The mother had prepared herself to attend church Sunday morning but said that she had to return home because she was not emotionally strong enough.

She believes that the motive for the attack was a long-standing dispute lasting more than three years.

Just last Tuesday, the family received a threat.

“Dem di wah kill Tafina long time. A nuh now dem did wah kill Tafina,” she said of her daughter, who was a shop operator.

She also harbours regret for not taking the matter more seriously.

Jackson-Smikle disclosed that a cell phone and laptop were also stolen from the home.

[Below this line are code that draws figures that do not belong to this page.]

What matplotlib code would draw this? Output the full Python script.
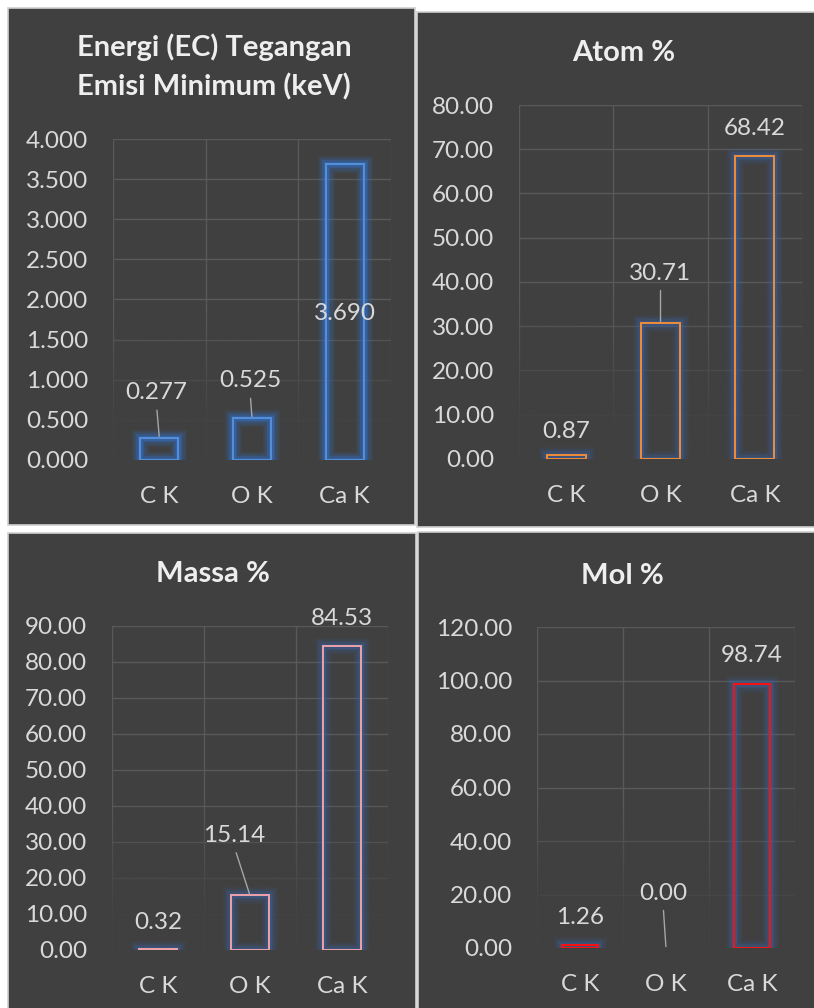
import numpy as np
import matplotlib
matplotlib.use("Agg")
import matplotlib.pyplot as plt
import matplotlib.patheffects as pe
from matplotlib.patches import Rectangle

# Data per panel
categories = ["C K", "O K", "Ca K"]

energi_values = [0.277, 0.525, 3.690]
atom_values = [0.87, 30.71, 68.42]
massa_values = [0.32, 15.14, 84.53]
mol_values = [1.26, 0.00, 98.74]

energi_ticks = [0.0, 0.5, 1.0, 1.5, 2.0, 2.5, 3.0, 3.5, 4.0]
atom_ticks = [0, 10, 20, 30, 40, 50, 60, 70, 80]
massa_ticks = [0, 10, 20, 30, 40, 50, 60, 70, 80, 90]
mol_ticks = [0, 20, 40, 60, 80, 100, 120]

titles = ["Energi (EC) Tegangan\nEmisi Minimum (keV)", "Atom %", "Massa %", "Mol %"]

W, H = 814, 1008
BG = "#404040"
TXT = "#d9d9d9"
GRID = "#595959"
FS = 17.5

plt.rcParams["font.family"] = ["Lato", "DejaVu Sans"]

fig = plt.figure(figsize=(W / 100, H / 100), dpi=100)
fig.patch.set_facecolor("white")


def fx(px):
    return px / W


def fy(py):
    return 1 - py / H


# panel box (x0, y0, x1, y1) px, axes box px, title centre px
panels = [
    dict(values=energi_values, ticks=energi_ticks, fmt="{:.3f}", title=titles[0],
         box=(8, 8, 415, 525), ax=(113, 139, 391, 460), tpos=(214, 67),
         edge="#5590d8", glow="#2f7be6",
         offs=[(-3, 45, True), (-2, 37, True), (0, -150, False)]),
    dict(values=atom_values, ticks=atom_ticks, fmt="{:.2f}", title=titles[1],
         box=(417, 12, 830, 527), ax=(519, 105, 802, 459), tpos=(624, 53),
         edge="#f08c38", glow="#3a64a8",
         offs=[(0, 24, False), (0, 50, True), (0, 28, False)]),
    dict(values=massa_values, ticks=massa_ticks, fmt="{:.2f}", title=titles[2],
         box=(8, 533, 416, 1020), ax=(112, 626, 388, 950), tpos=(213, 574),
         edge="#eda2aa", glow="#3a64a8",
         offs=[(0, 26, False), (-16, 60, True), (0, 27, False)]),
    dict(values=mol_values, ticks=mol_ticks, fmt="{:.2f}", title=titles[3],
         box=(418, 532, 830, 1020), ax=(537, 627, 795, 948), tpos=(622, 576),
         edge="#ff1010", glow="#3a64a8",
         offs=[(0, 27, False), (-3, 55, True), (0, 28, False)]),
]

x = np.arange(len(categories))

for p in panels:
    bx0, by0, bx1, by1 = p["box"]
    fig.patches.append(Rectangle((fx(bx0), fy(by1)), fx(bx1 - bx0), (by1 - by0) / H,
                                 transform=fig.transFigure, facecolor=BG,
                                 edgecolor="#d0d0d0", lw=1.2, zorder=-1))
    fig.text(fx(p["tpos"][0]), fy(p["tpos"][1]), p["title"], ha="center", va="center",
             color="#eeeeee", fontsize=21, fontweight="bold", linespacing=1.55)

    ax0, ay0, ax1, ay1 = p["ax"]
    ax = fig.add_axes([fx(ax0), fy(ay1), fx(ax1 - ax0), (ay1 - ay0) / H])
    ax.set_facecolor("none")
    for s in ax.spines.values():
        s.set_visible(False)

    ax.set_yticks(p["ticks"])
    ax.set_yticklabels([p["fmt"].format(t) for t in p["ticks"]])
    ax.set_xticks(x)
    ax.set_xticklabels(categories)
    ax.set_xticks([-0.5, 0.5, 1.5, 2.5], minor=True)
    ax.tick_params(axis="both", which="both", length=0, colors=TXT, labelsize=FS)
    ax.tick_params(axis="y", pad=18)
    ax.tick_params(axis="x", pad=19)
    ax.set_axisbelow(True)
    ax.grid(axis="y", which="major", color=GRID, lw=1)
    ax.grid(axis="x", which="minor", color=GRID, lw=1)

    # soft fade of gridlines toward the bottom
    f = np.linspace(1, 0, 200)
    a = np.clip((0.45 - f) / 0.35, 0, 1) * 0.92
    rgba = np.zeros((200, 1, 4))
    rgba[..., :3] = matplotlib.colors.to_rgb(BG)
    rgba[:, 0, 3] = a
    ax.imshow(rgba, extent=[0, 1, 0, 1], transform=ax.transAxes, aspect="auto",
              zorder=1, interpolation="bilinear")
    ax.set_xlim(-0.5, 2.5)
    ax.set_ylim(p["ticks"][0], p["ticks"][-1])

    glow = [pe.Stroke(linewidth=12, foreground=p["glow"], alpha=0.10),
            pe.Stroke(linewidth=9, foreground=p["glow"], alpha=0.15),
            pe.Stroke(linewidth=6, foreground=p["glow"], alpha=0.22),
            pe.Stroke(linewidth=3.5, foreground=p["glow"], alpha=0.3),
            pe.Normal()]
    bars = ax.bar(x, p["values"], width=0.41, facecolor="none",
                  edgecolor=p["edge"], lw=1.4, zorder=3)
    for b, v in zip(bars, p["values"]):
        b.set_path_effects(glow)
        if v == 0:
            b.set_visible(False)

    for i, v in enumerate(p["values"]):
        dx, dy, lead = p["offs"][i]
        kw = {}
        if lead:
            kw["arrowprops"] = dict(arrowstyle="-", color="#a6a6a6", lw=1,
                                    shrinkA=3, shrinkB=1, relpos=(0.5, 0))
        ax.annotate(p["fmt"].format(v), xy=(i, v), xytext=(dx, dy),
                    textcoords="offset pixels", ha="center", va="center",
                    color=TXT, fontsize=FS, zorder=5, annotation_clip=False, **kw)

fig.savefig("out.png", dpi=100, facecolor=fig.get_facecolor())
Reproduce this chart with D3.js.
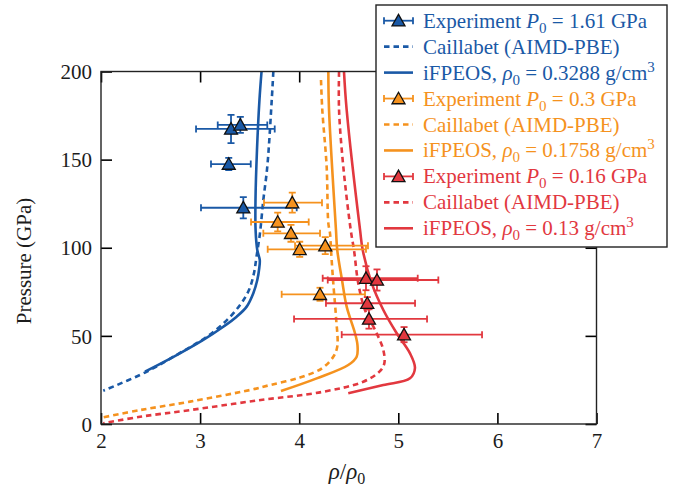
<!DOCTYPE html>
<html><head><meta charset="utf-8">
<script src="https://cdn.jsdelivr.net/npm/d3@7"></script>
<style>body{margin:0;background:#fff}svg{display:block;font-family:"Liberation Serif",serif}</style>
</head><body><svg id="c" width="680" height="489"></svg>
<script>
// ---- data ----
const xTicks = [2,3,4,5,6,7];
const yTicks = [0,50,100,150,200];
const seriesNames = ["blue","orange","red"];
const colors = ["#1a59a6","#f5921e","#e2383f"];
const legendLabels = [
  ["Experiment ", {i:"P"}, {sub:"0"}, " = 1.61 GPa"],
  ["Caillabet (AIMD-PBE)"],
  ["iFPEOS, ", {i:"ρ"}, {sub:"0"}, " = 0.3288 g/cm", {sup:"3"}],
  ["Experiment ", {i:"P"}, {sub:"0"}, " = 0.3 GPa"],
  ["Caillabet (AIMD-PBE)"],
  ["iFPEOS, ", {i:"ρ"}, {sub:"0"}, " = 0.1758 g/cm", {sup:"3"}],
  ["Experiment ", {i:"P"}, {sub:"0"}, " = 0.16 GPa"],
  ["Caillabet (AIMD-PBE)"],
  ["iFPEOS, ", {i:"ρ"}, {sub:"0"}, " = 0.13 g/cm", {sup:"3"}]
];
// experiments: x, y, xLow, xHigh, yErr
const expBlueX = [3.312,3.406,3.289,3.436];
const expBlueY = [167.4,169.7,147.5,122.7];
const expBlueXlo = [2.959,3.178,3.110,3.009];
const expBlueXhi = [3.753,3.678,3.511,3.975];
const expBlueYerr = [8,4.5,3.5,6];
const expOrangeX = [3.930,3.783,3.917,4.005,4.263,4.210];
const expOrangeY = [125.6,114.6,108.2,99.1,101.2,73.6];
const expOrangeXlo = [3.645,3.514,3.638,3.682,3.958,3.823];
const expOrangeXhi = [4.230,4.096,4.210,4.674,4.694,4.664];
const expOrangeYerr = [5.7,5.3,4.8,4.3,4.8,3.7];
const expRedX = [4.674,4.785,4.687,4.704,5.058];
const expRedY = [82.7,81.7,68.5,59.6,50.7];
const expRedXlo = [4.237,4.288,4.270,3.948,4.429];
const expRedXhi = [5.196,5.404,5.169,5.290,5.845];
const expRedYerr = [6.8,6,3.5,5.5,4.3];
// curves
const ifpBlueX = [3.620,3.599,3.574,3.559,3.560,3.577,3.602,3.597,3.577,3.537,3.470,3.369,3.234,3.032,2.764,2.444];
const ifpBlueY = [200,183.9,155.5,127.1,110,98.7,93.1,88.5,81.7,74.2,66.6,60.9,55.2,47.7,39.1,29.7];
const caiBlueX = [3.739,3.723,3.678,3.638,3.604,3.569,3.544,3.493,3.403,3.251,3.049,2.777,2.444,2.023];
const caiBlueY = [200,183.9,146.0,127.1,108.2,94.9,85.7,76.0,67.5,57.9,48.8,39.7,29.2,18.9];
const ifpOrangeX = [4.294,4.301,4.371,4.384,4.432,4.479,4.563,4.588,4.580,4.495,4.177,3.816];
const ifpOrangeY = [200,178.2,110.1,98.7,81.7,66.6,51.5,44.8,38.2,33.5,25.9,18.7];
const caiOrangeX = [4.220,4.233,4.277,4.294,4.311,4.321,4.344,4.371,4.384,4.344,4.230,4.008,3.705,3.504,2.898,2.394,2.023];
const caiOrangeY = [195.2,178.2,146.0,113.9,108.2,98.7,79.8,60.9,43.9,38.2,31.6,26.4,22.1,19.3,12.7,7.9,3.8];
const ifpRedX = [4.452,4.479,4.614,4.641,4.732,4.849,4.984,5.118,5.168,5.118,4.849,4.495];
const ifpRedY = [200,178.2,110.1,98.7,79.8,64.7,51.5,40.1,31.8,25.9,22.1,17.4];
const caiRedX = [4.402,4.402,4.445,4.520,4.553,4.596,4.664,4.782,4.849,4.859,4.815,4.647,4.243,3.571,2.898,2.394,2.023];
const caiRedY = [200,178.2,146.0,110.1,98.7,79.8,64.7,51.5,42.0,34.4,30.0,24.0,18.3,13.3,7.9,4.1,0.4];

// ---- layout ----
const L=101, R=596.5, T=71.5, B=424;
const FS=21, FF='"Liberation Serif", serif', TXT="#1c1c1c";
const x = d3.scaleLinear().domain([2,7]).range([L,R]);
const y = d3.scaleLinear().domain([0,200]).range([B,T]);
const svg = d3.select("#c");
const zip = (xs,ys)=>xs.map((v,i)=>[v,ys[i]]);
const line = d3.line().x(d=>x(d[0])).y(d=>y(d[1])).curve(d3.curveCatmullRom.alpha(0.5));

svg.append("defs").append("clipPath").attr("id","clip")
  .append("rect").attr("x",L).attr("y",T).attr("width",R-L).attr("height",B-T);
const plot = svg.append("g").attr("clip-path","url(#clip)");

const curves = [
  {x:caiBlueX,y:caiBlueY,c:0,dash:true},{x:ifpBlueX,y:ifpBlueY,c:0,dash:false},
  {x:caiOrangeX,y:caiOrangeY,c:1,dash:true},{x:ifpOrangeX,y:ifpOrangeY,c:1,dash:false},
  {x:caiRedX,y:caiRedY,c:2,dash:true},{x:ifpRedX,y:ifpRedY,c:2,dash:false}
];
curves.forEach(cv=>{
  plot.append("path").attr("d",line(zip(cv.x,cv.y))).attr("fill","none")
    .attr("stroke",colors[cv.c]).attr("stroke-width",2.6)
    .attr("stroke-dasharray",cv.dash?"5.5,4":null);
});

const tri = "M0,-6.3L6.5,5.2L-6.5,5.2Z";
const exps = [
  {x:expBlueX,y:expBlueY,lo:expBlueXlo,hi:expBlueXhi,ye:expBlueYerr,c:0},
  {x:expOrangeX,y:expOrangeY,lo:expOrangeXlo,hi:expOrangeXhi,ye:expOrangeYerr,c:1},
  {x:expRedX,y:expRedY,lo:expRedXlo,hi:expRedXhi,ye:expRedYerr,c:2}
];
const cap=3.5;
exps.forEach(e=>{
  const g = plot.append("g").attr("stroke",colors[e.c]).attr("stroke-width",1.8);
  e.x.forEach((xv,i)=>{
    const cx=x(xv), cy=y(e.y[i]), x1=x(e.lo[i]), x2=x(e.hi[i]), y1=y(e.y[i]+e.ye[i]), y2=y(e.y[i]-e.ye[i]);
    g.append("line").attr("x1",x1).attr("x2",x2).attr("y1",cy).attr("y2",cy);
    g.append("line").attr("x1",x1).attr("x2",x1).attr("y1",cy-cap).attr("y2",cy+cap);
    g.append("line").attr("x1",x2).attr("x2",x2).attr("y1",cy-cap).attr("y2",cy+cap);
    g.append("line").attr("x1",cx).attr("x2",cx).attr("y1",y1).attr("y2",y2);
    g.append("line").attr("x1",cx-cap).attr("x2",cx+cap).attr("y1",y1).attr("y2",y1);
    g.append("line").attr("x1",cx-cap).attr("x2",cx+cap).attr("y1",y2).attr("y2",y2);
  });
});
exps.forEach(e=>{
  e.x.forEach((xv,i)=>{
    plot.append("path").attr("d",tri).attr("transform",`translate(${x(xv)},${y(e.y[i])})`)
      .attr("fill",colors[e.c]).attr("stroke","#111").attr("stroke-width",1.3).attr("stroke-linejoin","miter");
  });
});

// ---- axes ----
const tl=11;
const axB = svg.append("g").attr("transform",`translate(0,${B})`)
  .call(d3.axisBottom(x).tickValues(xTicks).tickSize(-tl).tickPadding(9).tickFormat(d3.format("d")));
const axT = svg.append("g").attr("transform",`translate(0,${T})`)
  .call(d3.axisTop(x).tickValues(xTicks).tickSize(-tl).tickFormat(""));
const axL = svg.append("g").attr("transform",`translate(${L},0)`)
  .call(d3.axisLeft(y).tickValues(yTicks).tickSize(-tl).tickPadding(9).tickFormat(d3.format("d")));
const axR = svg.append("g").attr("transform",`translate(${R},0)`)
  .call(d3.axisRight(y).tickValues(yTicks).tickSize(-tl).tickFormat(""));
[axB,axT,axL,axR].forEach(a=>{
  a.attr("font-family",FF).attr("font-size",FS).style("font-family",FF);
  a.selectAll(".domain").remove();
  a.selectAll(".tick line").attr("stroke","#000").attr("stroke-width",1.6);
  a.selectAll("text").attr("font-family",FF).style("font-family",FF).style("font-size",FS+"px").attr("fill",TXT);
});
axL.selectAll("text").attr("dy","0.34em");
svg.append("rect").attr("x",L).attr("y",T).attr("width",R-L).attr("height",B-T)
  .attr("fill","none").attr("stroke","#222").attr("stroke-width",1.4);

// axis labels
svg.append("text").attr("transform",`translate(31,261) rotate(-90)`).attr("text-anchor","middle")
  .attr("fill",TXT).attr("font-family",FF).style("font-family",FF).style("font-size",FS+"px").text("Pressure (GPa)");
const xl = svg.append("text").attr("x",347).attr("y",479).attr("text-anchor","middle").attr("fill",TXT)
  .attr("font-family",FF).style("font-family",FF).style("font-size","23px");
xl.append("tspan").attr("font-style","italic").text("ρ");
xl.append("tspan").text("/");
xl.append("tspan").attr("font-style","italic").text("ρ");
xl.append("tspan").style("font-size","16px").attr("dy",5).text("0");

// ---- legend ----
const lg = svg.append("g");
lg.append("rect").attr("x",376).attr("y",5).attr("width",291).attr("height",242)
  .attr("fill","#fff").attr("stroke","#222").attr("stroke-width",1.4);
legendLabels.forEach((parts,i)=>{
  const cy = 20.7 + i*25.95;
  const c = colors[Math.floor(i/3)];
  const kind = i%3;
  if(kind===0){
    const g = lg.append("g").attr("stroke",c).attr("stroke-width",1.8);
    g.append("line").attr("x1",384).attr("x2",413).attr("y1",cy).attr("y2",cy);
    g.append("line").attr("x1",384).attr("x2",384).attr("y1",cy-cap).attr("y2",cy+cap);
    g.append("line").attr("x1",413).attr("x2",413).attr("y1",cy-cap).attr("y2",cy+cap);
    lg.append("path").attr("d",tri).attr("transform",`translate(398.5,${cy})`)
      .attr("fill",c).attr("stroke","#111").attr("stroke-width",1.3);
  } else {
    lg.append("line").attr("x1",384).attr("x2",413).attr("y1",cy).attr("y2",cy)
      .attr("stroke",c).attr("stroke-width",2.6).attr("stroke-dasharray",kind===1?"5.5,4":null);
  }
  const t = lg.append("text").attr("x",423).attr("y",cy+7).attr("font-family",FF).style("font-family",FF)
    .style("font-size",FS+"px").attr("fill",c);
  let shift=0;
  parts.forEach(p=>{
    if(typeof p==="string"){ t.append("tspan").attr("dy",-shift).text(p); shift=0; }
    else if(p.i){ t.append("tspan").attr("dy",-shift).attr("font-style","italic").text(p.i); shift=0; }
    else if(p.sub){ t.append("tspan").attr("dy",5-shift).style("font-size","15px").text(p.sub); shift=5; }
    else if(p.sup){ t.append("tspan").attr("dy",-8-shift).style("font-size","15px").text(p.sup); shift=-8; }
  });
});
</script></body></html>
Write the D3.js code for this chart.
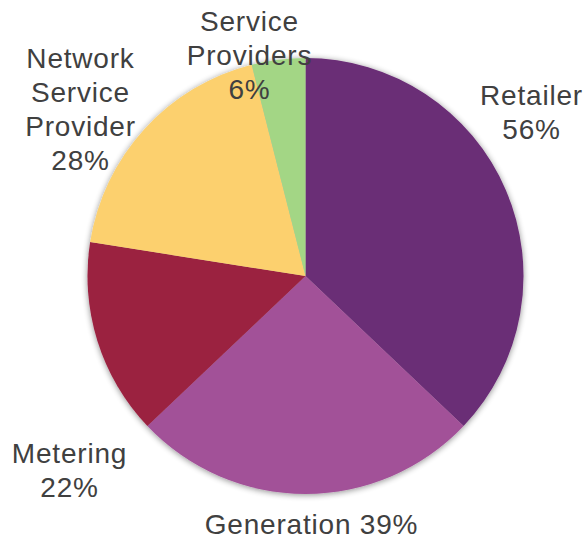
<!DOCTYPE html>
<html>
<head>
<meta charset="utf-8">
<script src="https://cdn.jsdelivr.net/npm/d3@7"></script>
<style>
  html, body { margin: 0; padding: 0; background: #ffffff; }
  svg { display: block; }
  text { font-family: "Liberation Sans", Arial, sans-serif; fill: #404040; }
</style>
</head>
<body>
<svg id="chart" width="587" height="540"></svg>
<script>
// Share of participants by market role
const categories = ["Retailer", "Generation", "Metering", "Network Service Provider", "Service Providers"];
const values = [56, 39, 22, 28, 6];
const labelLines = [
  ["Retailer", "56%"],
  ["Generation 39%"],
  ["Metering", "22%"],
  ["Network", "Service", "Provider", "28%"],
  ["Service", "Providers", "6%"]
];
const colors = ["#6b2d76", "#a25198", "#9b2040", "#fcd06e", "#a3d685"];

const width = 587, height = 540;
const cx = 305.5, cy = 276, radius = 218;
const fontSize = 28, lineHeight = 34;

// Label block centres, relative to the pie centre
const labelOffset = {
  "Retailer": [226, -164],
  "Generation": [6, 248],
  "Metering": [-236, 194],
  "Network Service Provider": [-225, -167.5],
  "Service Providers": [-56, -221]
};

const svg = d3.select("#chart");

const defs = svg.append("defs");
const shadow = defs.append("filter")
  .attr("id", "pieShadow")
  .attr("x", "-20%").attr("y", "-20%")
  .attr("width", "140%").attr("height", "140%");
shadow.append("feGaussianBlur").attr("in", "SourceAlpha").attr("stdDeviation", 3).attr("result", "blur");
shadow.append("feOffset").attr("in", "blur").attr("dx", 0).attr("dy", 1).attr("result", "off");
shadow.append("feComponentTransfer").attr("in", "off").attr("result", "soft")
  .append("feFuncA").attr("type", "linear").attr("slope", 0.45);
const merge = shadow.append("feMerge");
merge.append("feMergeNode").attr("in", "soft");
merge.append("feMergeNode").attr("in", "SourceGraphic");

const color = d3.scaleOrdinal().domain(categories).range(colors);

const pie = d3.pie()
  .value((d, i) => values[i])
  .sort(null)
  .startAngle(0)
  .endAngle(2 * Math.PI);

const arcs = pie(categories);
const arc = d3.arc().innerRadius(0).outerRadius(radius);

const g = svg.append("g").attr("transform", `translate(${cx},${cy})`);

g.append("g")
  .attr("filter", "url(#pieShadow)")
  .selectAll("path")
  .data(arcs)
  .join("path")
  .attr("d", arc)
  .attr("fill", d => color(d.data));

g.append("g")
  .selectAll("text")
  .data(arcs)
  .join("text")
  .attr("text-anchor", "middle")
  .attr("font-size", fontSize)
  .attr("letter-spacing", 0.8)
  .each(function(d, i) {
    const lines = labelLines[i];
    const [ox, oy] = labelOffset[d.data];
    const firstBaseline = oy - (lines.length - 1) * lineHeight / 2 + fontSize * 0.36;
    d3.select(this).selectAll("tspan")
      .data(lines)
      .join("tspan")
      .attr("x", ox)
      .attr("y", (t, j) => firstBaseline + j * lineHeight)
      .text(t => t);
  });
</script>
</body>
</html>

She admitted that she was unsure about how she would manage without her spouse and daughter, who were always around.

The Kingston Eastern Police Division continues to investigate the circumstances surrounding the killing.

Detectives are urging anyone with information to contact them at 876-928-4200, Crime Stop at 311, or the police 119 emergency number.

Pleasant View is not unfamiliar with violent crime. The eastern Jamaica community was jolted by a triple murder in June.

Raymond Jackson, 54; his nephew-in-law, 29-year-old Orville Hermit, otherwise called ‘Mr Bean’; and Kevon Bonfield, 26, otherwise called ‘Killi Killi’, all labourers of the St Andrew community, were killed by gunmen along a roadway about 12:10 a.m., according to the police’s Corporate Communication Unit.

Murders have soared nationally by 5.8 per cent to 1,018 as at September 1, fifty-six more than for the corresponding period in 2021.

That is even though shootings have fallen by almost the same pace, 5.7 per cent.

Murders in the Kingston Eastern Police Division have plunged 39 per cent year-on-year, from 62 to 38 up to September 1.